In Sports, their football and basketball teams play other teams belonging to the Desert Empire League and some teams from the Desert Valley League. Their junior varsity and varsity football teams play in Dr. Jerry Argovitz Football Stadium on the RMHS campus, dedicated to the PSUSD sports institute official.

In the Performing Arts Technical Theater 1 out of the 4 programs at Rancho Mirage High School is located in Helene Galen Performing Arts Center as well as other District programs such as the Musical Theater University.

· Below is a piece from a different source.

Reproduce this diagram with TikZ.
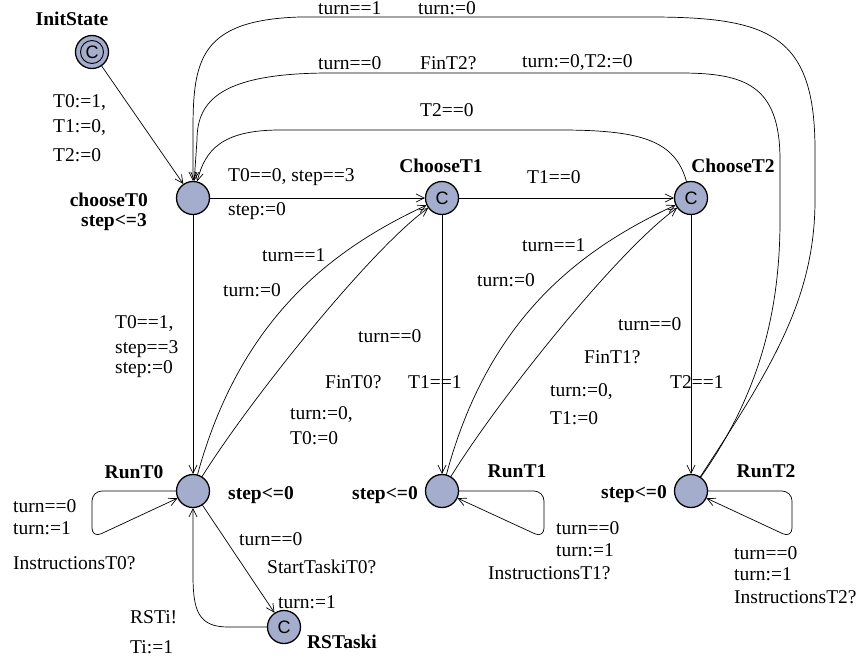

The Helene Galen Performing Arts Center is located on the RMHS campus

Rancho Mirage High School is one of four PSUSD schools that reside on section 14 of the Agua Caliente Indian Reservation

==Representation in government==

District

In the Palm Springs Board of Education Rancho Mirage High School is in 3rd District, Represented by Independent Karen Cornett

City

In the Rancho Mirage City Council the city council is elected at large

County

In the Riverside County Board of Supervisors, Rancho Mirage High School is in 4th District, Represented by Democrat V. Manuel Perez Supervisor of the 4th District

State

In the California State Legislature, Rancho Mirage High School is in the 19th Senate District, represented by Republican Rosilicie Ochoa Bogh, and in the 47th State Assembly District, represented by Republican Greg Wallis.

Tribal

In the Agua Caliente Tribal Council the Tribal Council is also elected at large like the Rancho Mirage City Council

Federal

In the United States House of Representatives, Rancho Mirage High School is Split between two congressional district in California's 41st congressional district which covers the south side of Campus is represented by Republican Ken Calvert and in California's 25th congressional district which covers the north side of Campus is represented by Democrat Raul Ruiz.